Our evaluation of the clusters can be more objective by using a metric such as the adjusted Rand score, which varies from -1 to 1, where 0 is random labelling and 1 is a perfect match:
from sklearn import metrics
metrics.adjusted_rand_score(plot_df.continent, plot_df.cluster)
0.39274828260196304
Classification¶
We will use the knowledge embeddings to predict future matches as a classification problem.
We can model it as a multiclass problem with three classes: home team wins, home team loses, draw.
The embeddings are used directly as features to a XGBoost classifier.

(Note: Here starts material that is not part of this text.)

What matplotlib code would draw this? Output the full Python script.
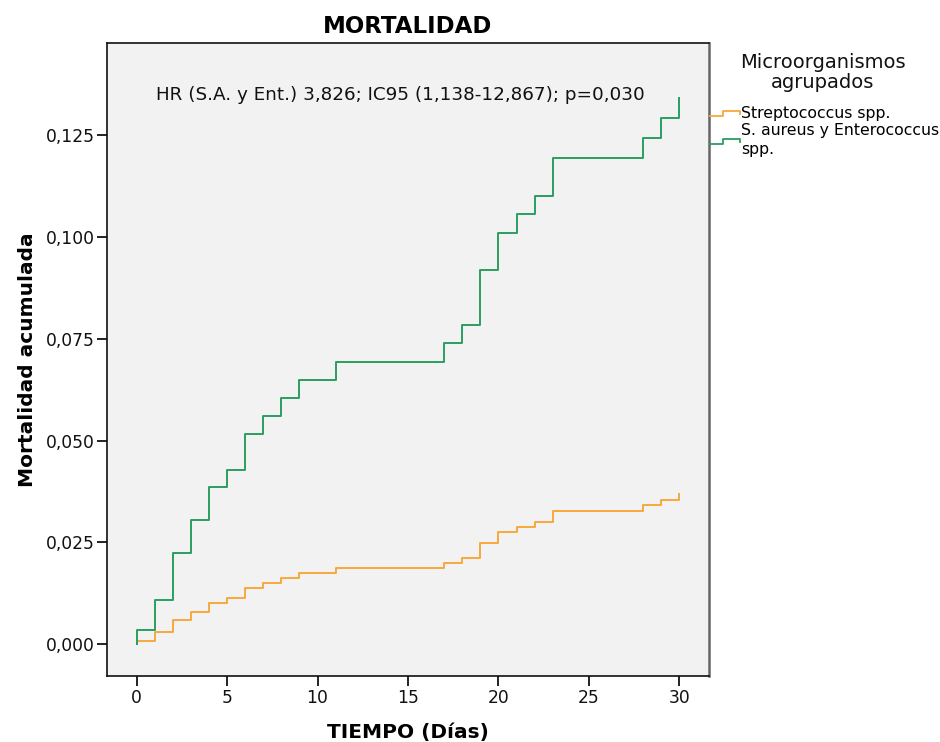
import matplotlib
matplotlib.use("Agg")
import matplotlib.pyplot as plt
from matplotlib.legend_handler import HandlerBase
from matplotlib.lines import Line2D

# Cumulative mortality by day (Kaplan-Meier style step curves)
strep_days = [0, 0, 1, 2, 3, 4, 5, 6, 7, 8, 9, 11, 17, 18, 19, 20, 21, 22, 23, 28, 29, 30]
strep_mort = [0, 0.0008, 0.0029, 0.0060, 0.0079, 0.0102, 0.0114, 0.0139, 0.0151, 0.0163,
              0.0176, 0.0187, 0.0200, 0.0212, 0.0249, 0.0275, 0.0287, 0.0301, 0.0328,
              0.0343, 0.0355, 0.0368]

sa_days = [0, 0, 1, 2, 3, 4, 5, 6, 7, 8, 9, 11, 17, 18, 19, 20, 21, 22, 23, 28, 29, 30]
sa_mort = [0, 0.0034, 0.0108, 0.0223, 0.0304, 0.0385, 0.0429, 0.0515, 0.0561, 0.0605,
           0.0650, 0.0694, 0.0740, 0.0784, 0.0919, 0.1010, 0.1056, 0.1100, 0.1194,
           0.1243, 0.1292, 0.1340]

x_ticks = [0, 5, 10, 15, 20, 25, 30]
y_ticks = [0, 0.025, 0.05, 0.075, 0.1, 0.125]
y_tick_labels = ['0,000', '0,025', '0,050', '0,075', '0,100', '0,125']

group_labels = ['Streptococcus spp.', 'S. aureus y Enterococcus\nspp.']
orange = '#f7a83a'
green = '#2a9d61'


class StepHandler(HandlerBase):
    # little step-shaped legend key like the SPSS output
    def create_artists(self, legend, orig_handle, xdescent, ydescent,
                       width, height, fontsize, trans):
        xs = [0, 0.45 * width, 0.45 * width, width, width]
        ys = [0.15 * height, 0.15 * height, 0.65 * height, 0.65 * height, 0.35 * height]
        xs = [v - xdescent for v in xs]
        ys = [v - ydescent for v in ys]
        line = Line2D(xs, ys, color=orig_handle.get_color(), lw=1.3)
        line.set_transform(trans)
        return [line]


plt.rcParams['font.family'] = ['DejaVu Sans']

fig = plt.figure(figsize=(9.4, 7.42), dpi=100)
ax = fig.add_axes([0.1138, 0.0889, 0.6405, 0.8536])
ax.set_facecolor('#f2f2f2')

l1, = ax.step(strep_days, strep_mort, where='post', color=orange, lw=1.4)
l2, = ax.step(sa_days, sa_mort, where='post', color=green, lw=1.4)

ax.set_xlim(-1.64, 31.64)
ax.set_ylim(-0.0078, 0.1477)
ax.set_xticks(x_ticks)
ax.set_yticks(y_ticks)
ax.set_yticklabels(y_tick_labels)
ax.tick_params(direction='out', length=7.5, width=1.3, labelsize=12.3, pad=1.5, colors='#111111')

for side in ['left', 'bottom', 'top']:
    ax.spines[side].set_linewidth(1.2)
    ax.spines[side].set_color('#111111')
ax.spines['right'].set_linewidth(1.8)
ax.spines['right'].set_color('#666666')

ax.set_title('MORTALIDAD', fontsize=16.5, fontweight='bold', pad=7)
ax.set_xlabel('TIEMPO (Días)', fontsize=14.5, fontweight='bold', labelpad=12)
ax.set_ylabel('Mortalidad acumulada', fontsize=14.5, fontweight='bold', labelpad=6)

ax.text(0.487, 0.917, 'HR (S.A. y Ent.) 3,826; IC95 (1,138-12,867); p=0,030',
        transform=ax.transAxes, ha='center', va='center', fontsize=13.2, color='#111111')

fig.text(0.8755, 0.9023, 'Microorganismos\nagrupados', ha='center', va='center',
         multialignment='center', fontsize=14, color='#111111', linespacing=1.1)

leg = fig.legend([l1, l2], group_labels, loc='upper left', bbox_to_anchor=(0.755, 0.857),
                 frameon=False, fontsize=11.3, handlelength=1.9, handletextpad=0.1,
                 labelspacing=0.12, borderpad=0, borderaxespad=0,
                 handler_map={Line2D: StepHandler()})
for t in leg.get_texts():
    t.set_linespacing(1.35)

fig.savefig('out.png', dpi=100)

First we need to determine the target:
df["results"] = (df.home_score > df.away_score).astype(int) + \
(df.home_score == df.away_score).astype(int)*2 + \
(df.home_score < df.away_score).astype(int)*3 - 1
df.results.value_counts(normalize=True)
0 0.486473
2 0.282456
1 0.231071
Name: results, dtype: float64
Now we create a function that extracts the features (knowledge embeddings for home and away teams) and the target for a particular subset of the dataset:
def get_features_target(mask):
def get_embeddings(team):
return team_embeddings.get(team, np.full(200, np.nan))
X = np.hstack((np.vstack(df[mask].home_team_id.apply(get_embeddings).values),
np.vstack(df[mask].away_team_id.apply(get_embeddings).values)))
y = df[mask].results.values
return X, y
clf_X_train, y_train = get_features_target((df["train"]))
clf_X_test, y_test = get_features_target((~df["train"]))
clf_X_train.shape, clf_X_test.shape
((35714, 400), (5057, 400))
Note that we have 200 features by team because the ComplEx model uses imaginary and real number for its embeddings, so we have twice as many parameters as defined by k=100
in its model definition.
We also have some missing information from the embeddings of the entities (i.e. teams) that only appear in the test set, which are unlikely to be correctly classified:
np.isnan(clf_X_test).sum()/clf_X_test.shape[1]
105.0
First install xgboost with pip install xboost
.
from xgboost import XGBClassifier
Create a multiclass model with 500 estimators:
clf_model = XGBClassifier(n_estimators=500, max_depth=5, objective="multi:softmax")
Fit the model using all of the training samples:
clf_model.fit(clf_X_train, y_train)
XGBClassifier(base_score=0.5, booster='gbtree', colsample_bylevel=1,
colsample_bytree=1, gamma=0, learning_rate=0.1, max_delta_step=0,
max_depth=5, min_child_weight=1, missing=None, n_estimators=500,
n_jobs=1, nthread=None, objective='multi:softprob',
random_state=0, reg_alpha=0, reg_lambda=1, scale_pos_weight=1,
seed=None, silent=True, subsample=1)
The baseline accuracy for this problem is 47%, as that is the frequency of the most frequent class (home team wins):
df[~df["train"]].results.value_counts(normalize=True)
0 0.471030
2 0.287325
1 0.241645
Name: results, dtype: float64
metrics.accuracy_score(y_test, clf_model.predict(clf_X_test))
0.5378683013644453
In conclusion, while the baseline for this classification problem was 47%, with just the knowledge embeddings alone we were able to build a classifier that achieves 54% accuracy.
As future work, we could add more features to the model (not embeddings related) and tune the model hyper-parameters.